Published online by Cambridge University Press: 05 September 2013
Those oft are stratagems which errors seem
PopeFrom the first, it was realised that The Decline and Fall was in some respect ‘Tacitean’. Mme Necker wrote to her old lover in September 1776 that
… la nature, qui n'avoit d'abord refusé qu'un Tacite à Aurélien ou Zénobie, n'a pu se résoudre à laisser son ouvrage imparfait; si vous avez moins de précision que cet historien, en revanche vous avez cent fois plus d'idées, et de variétés dans les idées.

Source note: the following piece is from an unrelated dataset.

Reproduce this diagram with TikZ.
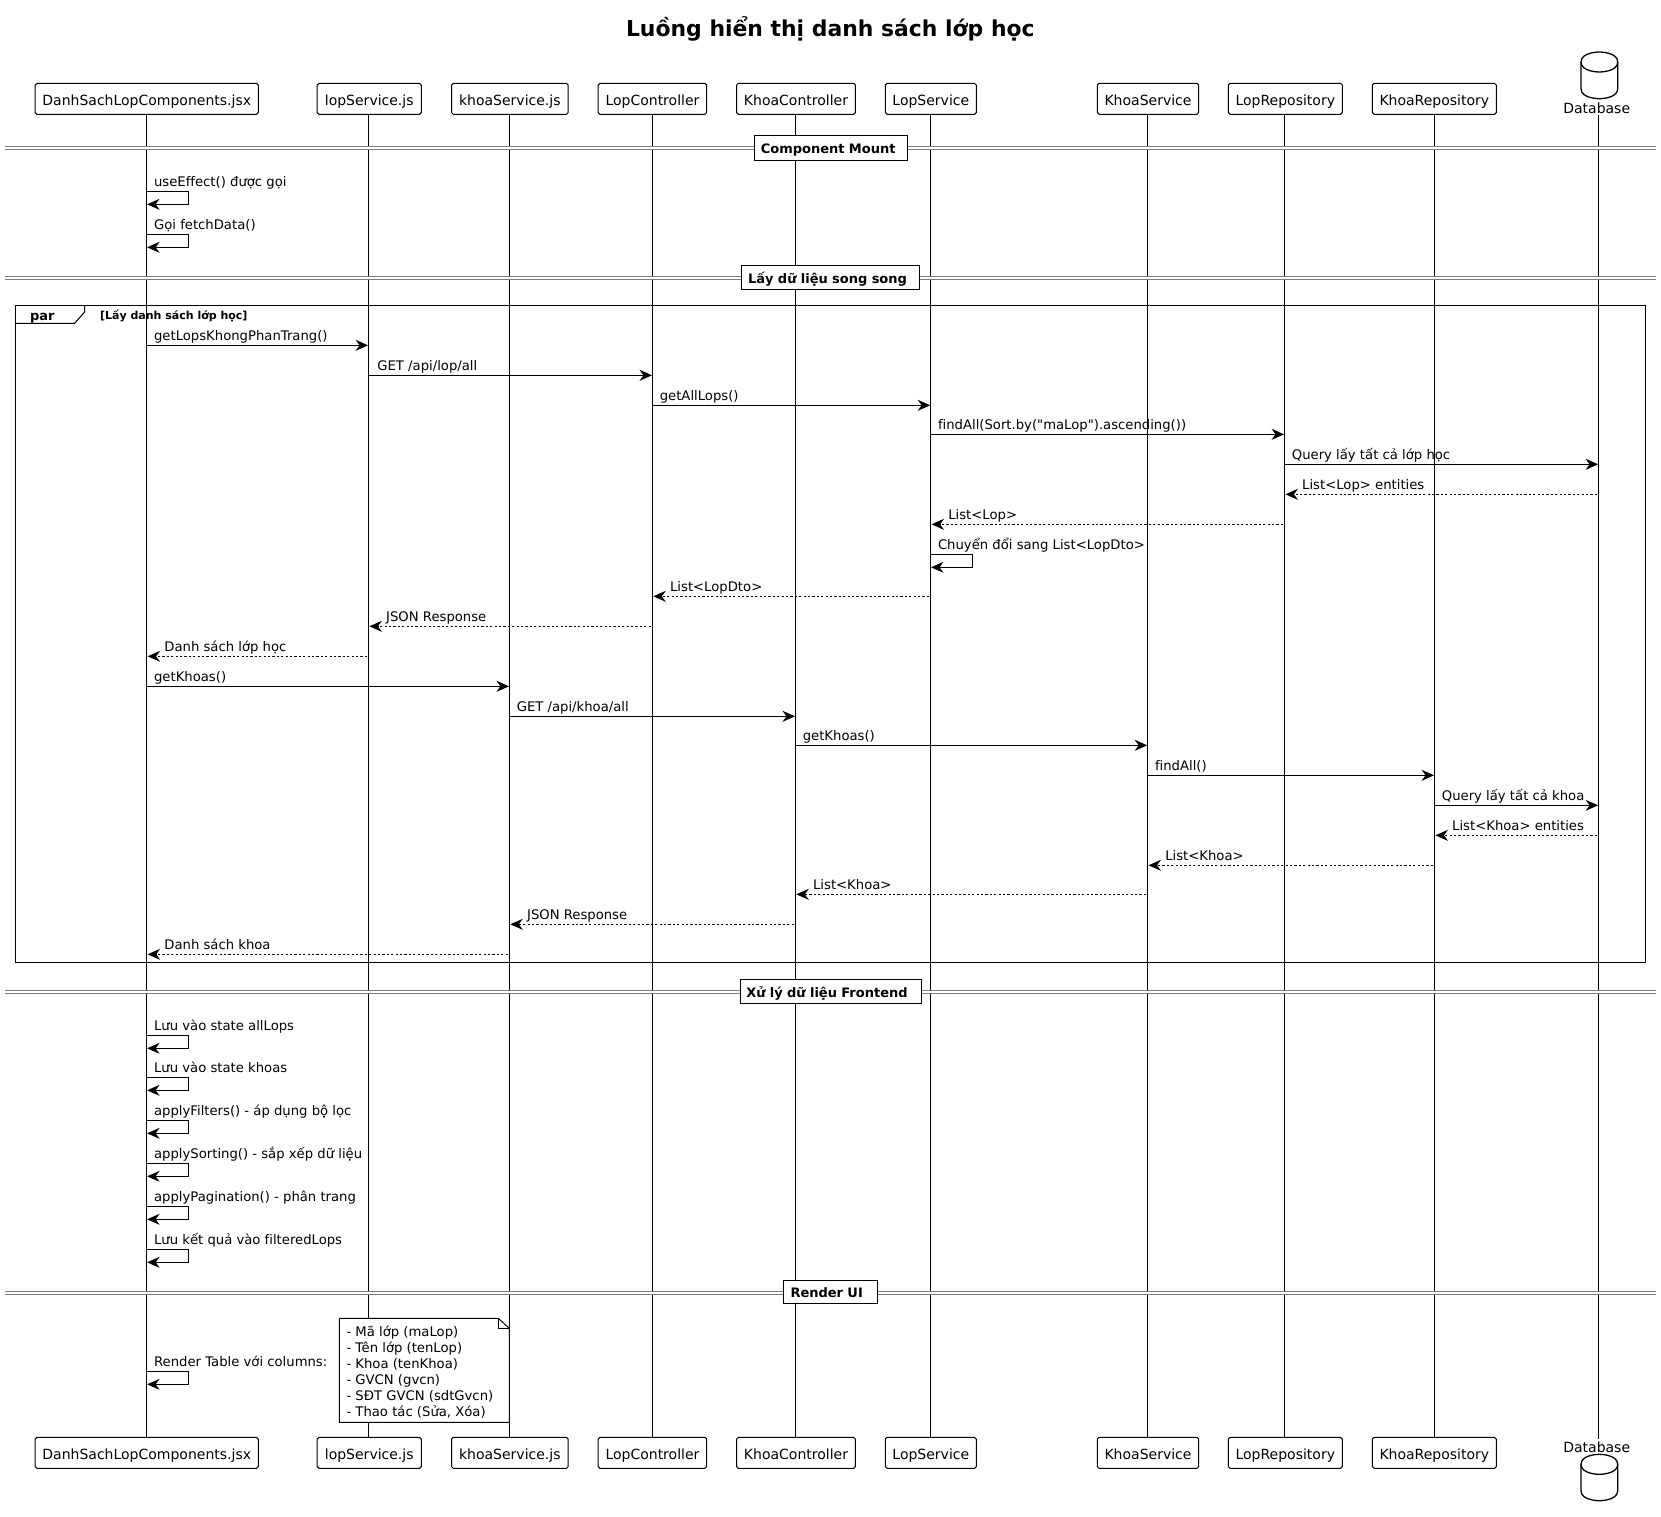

There is something both amusing and touching in the would-be bluestocking's determination to show Gibbon that she can still converse with him on literary topics as an equal, as she had done in the ‘societé du printemps’ at Lausanne. Certainly, the connexion with Tacitus seems well calculated to flatter Gibbon, and modern criticism has singled out his consanguinity with the author of the Annales and Historiae as a profound truth. However, we saw in the portrait of Augustus that Gibbon is no bondman of the senatorial historian. Although he has a great respect for Tacitus, the substance of what he has to say in The Decline and Fall is different from while being thoroughly informed by the Tacitean perspective on Roman history.
This careful separation of The Decline and Fall from Tacitus, the gravitational pull of whose work Gibbon acknowledges but to which he does not succumb, is visible once more in Chapter IX, where he assesses the magnitude of the barbarian threat to the empire.